== Dataset section ==

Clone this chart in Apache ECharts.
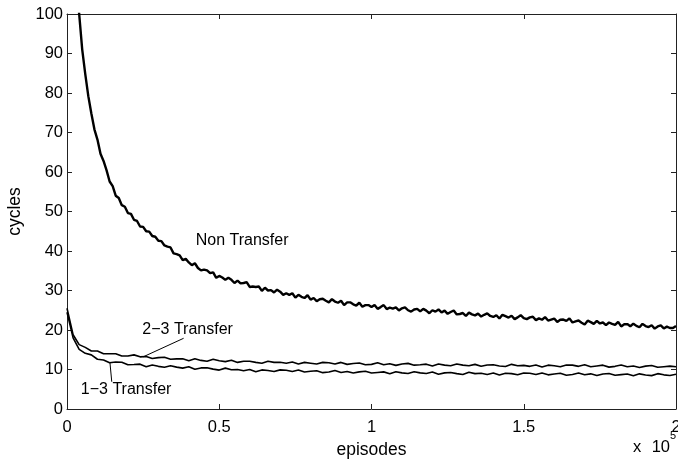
<!DOCTYPE html>
<html><head><meta charset="utf-8">
<script src="https://cdn.jsdelivr.net/npm/echarts@6/dist/echarts.min.js"></script>
<style>html,body{margin:0;padding:0;background:#fff}#c{width:678px;height:462px}</style>
</head><body><div id="c"></div>
<script>
// ---- data (cycles per episode) ----
const xTickValues = [0, 50000, 100000, 150000, 200000];
const yTickValues = [0, 10, 20, 30, 40, 50, 60, 70, 80, 90, 100];
const NT_STEP = 1000;   // episode spacing of the Non Transfer samples
const LOW_STEP = 2000;  // episode spacing of the transfer samples

const nonTransfer = [
140,127,115,107,100,91,84.8,79.2,74.8,70.8,68.2,
64.6,62.8,60.4,57.6,56.4,54.0,53.4,51.6,51.2,49.6,
49.4,47.9,47.6,46.2,46.1,45.0,44.9,43.8,43.6,42.6,
42.5,41.4,41.1,40.9,39.4,39.2,38.9,37.7,38.0,37.1,
36.4,36.9,35.7,35.1,35.3,35.1,34.4,34.6,33.2,33.7,
33.3,32.7,33.2,32.7,31.9,32.5,31.8,31.9,32.1,30.9,
31.0,30.9,31.0,29.9,30.7,30.0,30.1,29.5,30.2,29.7,
28.9,29.3,28.9,29.3,28.2,28.9,28.4,28.1,28.8,27.7,
28.1,27.3,27.8,27.9,27.4,27.0,27.8,27.2,26.9,27.4,
26.3,27.0,27.0,26.5,26.2,26.9,25.9,26.3,26.3,25.8,
26.3,25.35,25.8,26.3,25.3,25.65,25.4,25.7,24.95,25.5,
25.75,25.0,24.65,25.2,25.35,24.7,25.35,24.9,24.25,25.0,
24.65,25.2,24.45,24.9,24.1,24.55,24.95,23.95,24.05,24.3,
23.55,24.4,23.95,23.7,24.15,23.4,23.85,24.2,23.55,23.3,
23.75,22.9,23.85,23.5,23.15,23.6,22.75,23.2,23.75,23.0,
22.75,23.2,23.35,22.5,22.95,22.6,23.25,22.4,22.65,22.9,
22.05,22.6,22.65,22.3,22.95,21.9,22.2,22.4,21.85,21.4,
22.35,22.0,21.55,22.3,21.65,21.9,21.25,21.9,21.55,21.3,
22.05,20.9,21.45,21.5,20.95,21.6,21.05,20.7,21.55,21.0,
20.75,21.2,20.35,20.9,21.15,20.4,20.85,20.5,20.5,21.0
];

const transfer23 = [
25.5,18.8,16.3,15.6,14.7,14.7,14.0,14.0,14.0,13.4,13.4,
13.7,13.2,13.3,12.8,13.0,13.1,12.6,12.7,12.7,12.2,
12.7,12.3,12.1,12.6,12.2,12.0,12.35,11.8,12.1,12.1,
11.8,11.6,12.1,11.8,11.85,11.6,11.9,11.4,11.8,11.6,
11.4,11.8,11.7,11.4,11.8,11.3,11.5,11.65,11.2,11.3,
11.7,11.2,11.45,11.05,11.4,11.55,11.1,11.2,11.35,10.9,
11.4,11.1,10.95,11.4,11.1,10.95,11.3,10.8,11.15,11.2,
10.9,10.75,11.3,10.95,11.05,10.8,11.15,10.65,11.1,10.95,
10.7,11.15,11.1,10.8,11.2,10.7,10.9,11.1,10.6,10.8,
11.15,10.7,10.9,10.5,10.85,11.0,10.55,10.7,10.85,10.7
];

const transfer13 = [
24.5,18.0,15.1,14.1,13.7,12.6,12.4,11.7,11.9,11.85,11.2,
11.25,11.35,10.7,11.15,10.8,10.55,10.95,10.6,10.35,10.7,
10.05,10.4,10.45,10.1,9.85,10.35,9.95,10.0,9.7,10.0,
9.45,9.9,9.75,9.5,9.9,9.8,9.5,9.85,9.35,9.55,
9.7,9.2,9.35,9.75,9.25,9.5,9.1,9.4,9.55,9.1,
9.25,9.4,8.95,9.45,9.15,9.0,9.45,9.15,9.0,9.35,
8.8,9.15,9.25,8.95,8.75,9.3,8.95,9.05,8.75,9.1,
8.6,9.05,8.95,8.65,9.1,9.05,8.75,9.1,8.65,8.85,
9.05,8.55,8.75,9.1,8.65,8.9,8.5,8.85,9.0,8.55,
8.7,8.85,8.4,8.9,8.6,8.45,8.95,8.65,8.5,8.8
];

const seriesNames = ['Non Transfer', '2\u22123 Transfer', '1\u22123 Transfer'];
// annotation anchors in data space: [episodes, cycles]
const noteNonTransfer = [57500, 42.7];
const note23 = [39600, 20.0];
const note23Leader = [[38300, 17.9], [25000, 13.2]];
const note13 = [19400, 5.0];
const note13Leader = [[14700, 6.9], [14100, 11.8]];

// ---- chart ----
const FONT = 'Liberation Sans, Arial, Helvetica, sans-serif';
const toPairs = (arr, step) => arr.map((v, i) => [i * step, v]);

const chart = echarts.init(document.getElementById('c'), null, {renderer: 'canvas'});
const axisCommon = {
  type: 'value',
  axisLine: {show: true, onZero: false, lineStyle: {color: '#222', width: 1}},
  axisTick: {show: true, inside: true, length: 5, lineStyle: {color: '#222', width: 1}},
  splitLine: {show: false}
};
const lineSeries = (name, data, w) => ({
  name, type: 'line', data, showSymbol: false, symbol: 'none',
  lineStyle: {color: '#000', width: w}, clip: true, animation: false
});

chart.setOption({
  animation: false,
  backgroundColor: '#fff',
  grid: {left: 67, right: 2, top: 14, bottom: 53, containLabel: false, outerBoundsMode: 'none'},
  xAxis: [
    Object.assign({}, axisCommon, {
      position: 'bottom', min: 0, max: 200000, interval: 50000,
      axisLabel: {color: '#000', fontSize: 16.5, fontFamily: FONT, margin: 10,
        formatter: v => String(v / 1e5)},
      name: 'episodes', nameLocation: 'middle', nameGap: 23,
      nameTextStyle: {color: '#000', fontSize: 17.5, fontFamily: FONT}
    }),
    Object.assign({}, axisCommon, {
      position: 'top', min: 0, max: 200000, interval: 50000,
      axisLabel: {show: false}
    })
  ],
  yAxis: [
    Object.assign({}, axisCommon, {
      position: 'left', min: 0, max: 100, interval: 10,
      axisLabel: {color: '#000', fontSize: 16.5, fontFamily: FONT, margin: 4},
      name: 'cycles', nameLocation: 'middle', nameGap: 41,
      nameTextStyle: {color: '#000', fontSize: 17.5, fontFamily: FONT}
    }),
    Object.assign({}, axisCommon, {
      position: 'right', min: 0, max: 100, interval: 10,
      axisLabel: {show: false}
    })
  ],
  series: [
    lineSeries(seriesNames[0], toPairs(nonTransfer, NT_STEP), 2.4),
    lineSeries(seriesNames[1], toPairs(transfer23, LOW_STEP), 1.6),
    lineSeries(seriesNames[2], toPairs(transfer13, LOW_STEP), 1.6)
  ]
});

const px = p => chart.convertToPixel({xAxisIndex: 0, yAxisIndex: 0}, p);
const textEl = (p, str, size) => {
  const q = px(p);
  return {type: 'text', x: q[0], y: q[1], z: 10,
    style: {text: str, fill: '#000', font: size + 'px ' + FONT, align: 'center', verticalAlign: 'middle'}};
};
const lineEl = seg => {
  const a = px(seg[0]), b = px(seg[1]);
  return {type: 'line', z: 10, shape: {x1: a[0], y1: a[1], x2: b[0], y2: b[1]},
    style: {stroke: '#000', lineWidth: 1}};
};
chart.setOption({
  graphic: [
    textEl(noteNonTransfer, seriesNames[0], 16),
    textEl(note23, seriesNames[1], 16),
    lineEl(note23Leader),
    textEl(note13, seriesNames[2], 16),
    lineEl(note13Leader),
    {type: 'text', left: 633, top: 439, style: {text: 'x', fill: '#000', font: '16.5px ' + FONT}},
    {type: 'text', right: 8, top: 439, style: {text: '10', fill: '#000', font: '16.5px ' + FONT}},
    {type: 'text', left: 670, top: 430, style: {text: '5', fill: '#000', font: '11px ' + FONT}}
  ]
});
</script>
</body></html>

===

What to work on: Skip every picture and return the lines above from the top through the one that contains "const LOW_STEP = 2000;".

The response:
Clone this chart in Apache ECharts.
<!DOCTYPE html>
<html><head><meta charset="utf-8">
<script src="https://cdn.jsdelivr.net/npm/echarts@6/dist/echarts.min.js"></script>
<style>html,body{margin:0;padding:0;background:#fff}#c{width:678px;height:462px}</style>
</head><body><div id="c"></div>
<script>
// ---- data (cycles per episode) ----
const xTickValues = [0, 50000, 100000, 150000, 200000];
const yTickValues = [0, 10, 20, 30, 40, 50, 60, 70, 80, 90, 100];
const NT_STEP = 1000;   // episode spacing of the Non Transfer samples
const LOW_STEP = 2000;  // episode spacing of the transfer samples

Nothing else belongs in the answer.